● **WHAT IS REQUIRED**: Reproduce all the lines below exactly and omit the images.

● **DATA BLOCK**:
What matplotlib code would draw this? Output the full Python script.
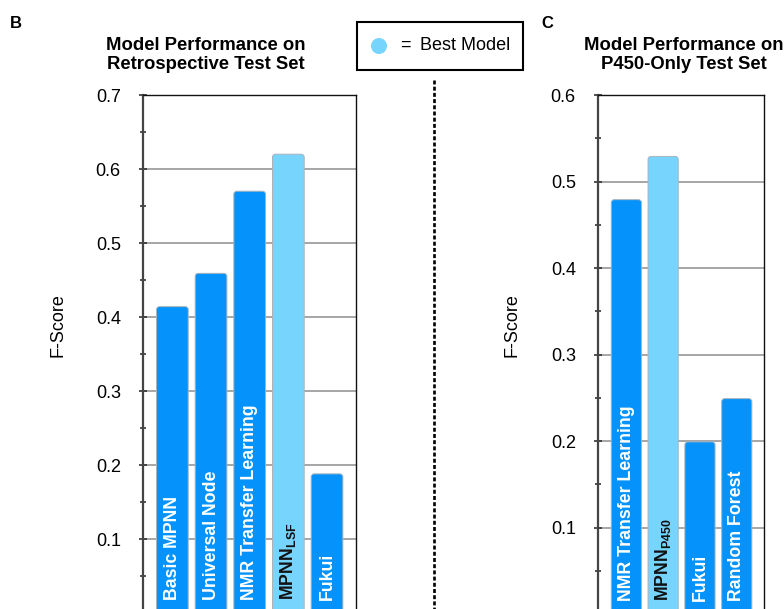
"""Model performance bar charts (panels B and C)."""

import matplotlib
matplotlib.use("Agg")
import matplotlib.pyplot as plt
from matplotlib.patches import Rectangle, Ellipse, FancyBboxPatch
from matplotlib.lines import Line2D
from matplotlib.ticker import MultipleLocator

plt.rcParams["font.family"] = ["Liberation Sans", "DejaVu Sans"]
plt.rcParams["mathtext.fontset"] = "custom"
plt.rcParams["mathtext.rm"] = "Liberation Sans"
plt.rcParams["mathtext.bf"] = "Liberation Sans:bold"

# ── data ─────────────────────────────────────────────
retro_labels = ["Basic MPNN", "Universal Node", "NMR Transfer Learning",
                r"MPNN$_{\mathbf{LSF}}$", "Fukui"]
retro_scores = [0.414, 0.459, 0.570, 0.620, 0.188]
retro_best = [False, False, False, True, False]

p450_labels = ["NMR Transfer Learning", r"MPNN$_{\mathbf{P450}}$", "Fukui", "Random Forest"]
p450_scores = [0.479, 0.529, 0.199, 0.249]
p450_best = [False, True, False, False]

# ── colours ──
C = {
    "bar": "#0593fb",
    "best": "#77d4fd",
    "edge": "#a8b4bc",
    "grid": "#a6a6a6",
    "dark": "#111111",
}

W, H = 784, 609
fig = plt.figure(figsize=(W / 100, H / 100), dpi=100)
fig.patch.set_facecolor("white")


def px(x, y):
    """pixel (from top-left) -> figure fraction"""
    return x / W, 1 - y / H


def panel(left, right, top, zero, ymax, labels, scores, best, xlim):
    ax = fig.add_axes([left / W, 1 - zero / H, (right - left) / W, (zero - top) / H])
    xs = list(range(len(scores)))
    colors = [C["best"] if b else C["bar"] for b in best]
    bars = ax.bar(xs, scores, width=0.82, color=colors, zorder=3)
    # swap plain bars for rounded ones (same geometry)
    xpp = (xlim[1] - xlim[0]) / (right - left)   # x units per pixel
    ypp = ymax / (zero - top)                     # y units per pixel
    for b, col in zip(bars, colors):
        b.set_visible(False)
        ax.add_patch(FancyBboxPatch((b.get_x(), b.get_y()), b.get_width(), b.get_height(),
                                    boxstyle=f"round,pad=0,rounding_size={3 * xpp}",
                                    mutation_aspect=ypp / xpp, facecolor=col,
                                    edgecolor=C["edge"], linewidth=0.7, zorder=3))
    for x, lab, b in zip(xs, labels, best):
        ax.annotate(lab, xy=(x, 0), xytext=(0, 13), textcoords="offset pixels",
                    rotation=90, ha="center", va="bottom", fontsize=12.8,
                    fontweight="bold", color=C["dark"] if b else "white", zorder=4)
    ax.set_xlim(*xlim)
    ax.set_ylim(0, ymax)
    ax.set_xticks([])
    ax.yaxis.set_minor_locator(MultipleLocator(0.05))
    ticks = [t / 10 for t in range(1, int(round(ymax * 10)) + 1)]
    ax.set_yticks(ticks)
    ax.set_yticklabels([f"{t:.1f}" for t in ticks])
    ax.tick_params(axis="y", which="major", direction="inout", length=6, width=1.2,
                   labelsize=13, pad=13, color="#333333")
    ax.tick_params(axis="y", which="minor", direction="inout", length=4, width=1.2,
                   color="#333333")
    ax.grid(axis="y", which="major", color=C["grid"], linewidth=1.4, zorder=0)
    ax.spines["left"].set_color("#444444")
    ax.spines["left"].set_linewidth(1.6)
    for s in ("top", "right"):
        ax.spines[s].set_color("#111111")
        ax.spines[s].set_linewidth(1.0)
    ax.spines["bottom"].set_visible(False)
    return ax


panel(143, 356, 95, 613, 0.7, retro_labels, retro_scores, retro_best, (-0.76, 4.75))
panel(598, 764, 95, 614, 0.6, p450_labels, p450_scores, p450_best, (-0.77, 3.74))

# titles, panel letters, axis labels
fig.text(*px(206, 55), "Model Performance on\nRetrospective Test Set", ha="center",
         va="center", fontsize=13.3, fontweight="bold", linespacing=1.15)
fig.text(*px(684, 55), "Model Performance on\nP450-Only Test Set", ha="center",
         va="center", fontsize=13.3, fontweight="bold", linespacing=1.15)
fig.text(*px(16, 23), "B", ha="center", va="center", fontsize=12, fontweight="bold")
fig.text(*px(547, 23), "C", ha="center", va="center", fontsize=12, fontweight="bold")
fig.text(*px(58, 325), "F-Score", rotation=90, ha="center", va="center", fontsize=13)
fig.text(*px(512, 325), "F-Score", rotation=90, ha="center", va="center", fontsize=13)

# legend box
fig.patches.append(Rectangle(px(357, 70), 166 / W, 48 / H, transform=fig.transFigure,
                             facecolor="white", edgecolor="black", linewidth=1.5))
fig.patches.append(Ellipse(px(379, 46), 16 / W, 16 / H, transform=fig.transFigure,
                           facecolor=C["best"], edgecolor="none"))
fig.text(*px(405, 45), "=", ha="center", va="center", fontsize=13)
fig.text(*px(420, 45), "Best Model", ha="left", va="center", fontsize=13)

# dotted divider
fig.lines.append(Line2D([434 / W, 434 / W], [1 - 80 / H, 0], transform=fig.transFigure,
                        color="black", linewidth=1.9, linestyle=(0, (1.5, 0.85))))

fig.savefig("out.png", dpi=100, facecolor="white")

● **COMPLETE RESPONSE**:
What matplotlib code would draw this? Output the full Python script.
"""Model performance bar charts (panels B and C)."""

import matplotlib
matplotlib.use("Agg")
import matplotlib.pyplot as plt
from matplotlib.patches import Rectangle, Ellipse, FancyBboxPatch
from matplotlib.lines import Line2D
from matplotlib.ticker import MultipleLocator

plt.rcParams["font.family"] = ["Liberation Sans", "DejaVu Sans"]
plt.rcParams["mathtext.fontset"] = "custom"
plt.rcParams["mathtext.rm"] = "Liberation Sans"
plt.rcParams["mathtext.bf"] = "Liberation Sans:bold"

# ── data ─────────────────────────────────────────────
retro_labels = ["Basic MPNN", "Universal Node", "NMR Transfer Learning",
                r"MPNN$_{\mathbf{LSF}}$", "Fukui"]
retro_scores = [0.414, 0.459, 0.570, 0.620, 0.188]
retro_best = [False, False, False, True, False]

p450_labels = ["NMR Transfer Learning", r"MPNN$_{\mathbf{P450}}$", "Fukui", "Random Forest"]
p450_scores = [0.479, 0.529, 0.199, 0.249]
p450_best = [False, True, False, False]

# ── colours ──
C = {
    "bar": "#0593fb",
    "best": "#77d4fd",
    "edge": "#a8b4bc",
    "grid": "#a6a6a6",
    "dark": "#111111",
}

W, H = 784, 609
fig = plt.figure(figsize=(W / 100, H / 100), dpi=100)
fig.patch.set_facecolor("white")


def px(x, y):
    """pixel (from top-left) -> figure fraction"""
    return x / W, 1 - y / H


def panel(left, right, top, zero, ymax, labels, scores, best, xlim):
    ax = fig.add_axes([left / W, 1 - zero / H, (right - left) / W, (zero - top) / H])
    xs = list(range(len(scores)))
    colors = [C["best"] if b else C["bar"] for b in best]
    bars = ax.bar(xs, scores, width=0.82, color=colors, zorder=3)
    # swap plain bars for rounded ones (same geometry)
    xpp = (xlim[1] - xlim[0]) / (right - left)   # x units per pixel
    ypp = ymax / (zero - top)                     # y units per pixel
    for b, col in zip(bars, colors):
        b.set_visible(False)
        ax.add_patch(FancyBboxPatch((b.get_x(), b.get_y()), b.get_width(), b.get_height(),
                                    boxstyle=f"round,pad=0,rounding_size={3 * xpp}",
                                    mutation_aspect=ypp / xpp, facecolor=col,
                                    edgecolor=C["edge"], linewidth=0.7, zorder=3))
    for x, lab, b in zip(xs, labels, best):
        ax.annotate(lab, xy=(x, 0), xytext=(0, 13), textcoords="offset pixels",
                    rotation=90, ha="center", va="bottom", fontsize=12.8,
                    fontweight="bold", color=C["dark"] if b else "white", zorder=4)
    ax.set_xlim(*xlim)
    ax.set_ylim(0, ymax)
    ax.set_xticks([])
    ax.yaxis.set_minor_locator(MultipleLocator(0.05))
    ticks = [t / 10 for t in range(1, int(round(ymax * 10)) + 1)]
    ax.set_yticks(ticks)
    ax.set_yticklabels([f"{t:.1f}" for t in ticks])
    ax.tick_params(axis="y", which="major", direction="inout", length=6, width=1.2,
                   labelsize=13, pad=13, color="#333333")
    ax.tick_params(axis="y", which="minor", direction="inout", length=4, width=1.2,
                   color="#333333")
    ax.grid(axis="y", which="major", color=C["grid"], linewidth=1.4, zorder=0)
    ax.spines["left"].set_color("#444444")
    ax.spines["left"].set_linewidth(1.6)
    for s in ("top", "right"):
        ax.spines[s].set_color("#111111")
        ax.spines[s].set_linewidth(1.0)
    ax.spines["bottom"].set_visible(False)
    return ax


panel(143, 356, 95, 613, 0.7, retro_labels, retro_scores, retro_best, (-0.76, 4.75))
panel(598, 764, 95, 614, 0.6, p450_labels, p450_scores, p450_best, (-0.77, 3.74))

# titles, panel letters, axis labels
fig.text(*px(206, 55), "Model Performance on\nRetrospective Test Set", ha="center",
         va="center", fontsize=13.3, fontweight="bold", linespacing=1.15)
fig.text(*px(684, 55), "Model Performance on\nP450-Only Test Set", ha="center",
         va="center", fontsize=13.3, fontweight="bold", linespacing=1.15)
fig.text(*px(16, 23), "B", ha="center", va="center", fontsize=12, fontweight="bold")
fig.text(*px(547, 23), "C", ha="center", va="center", fontsize=12, fontweight="bold")
fig.text(*px(58, 325), "F-Score", rotation=90, ha="center", va="center", fontsize=13)
fig.text(*px(512, 325), "F-Score", rotation=90, ha="center", va="center", fontsize=13)

# legend box
fig.patches.append(Rectangle(px(357, 70), 166 / W, 48 / H, transform=fig.transFigure,
                             facecolor="white", edgecolor="black", linewidth=1.5))
fig.patches.append(Ellipse(px(379, 46), 16 / W, 16 / H, transform=fig.transFigure,
                           facecolor=C["best"], edgecolor="none"))
fig.text(*px(405, 45), "=", ha="center", va="center", fontsize=13)
fig.text(*px(420, 45), "Best Model", ha="left", va="center", fontsize=13)

# dotted divider
fig.lines.append(Line2D([434 / W, 434 / W], [1 - 80 / H, 0], transform=fig.transFigure,
                        color="black", linewidth=1.9, linestyle=(0, (1.5, 0.85))))

fig.savefig("out.png", dpi=100, facecolor="white")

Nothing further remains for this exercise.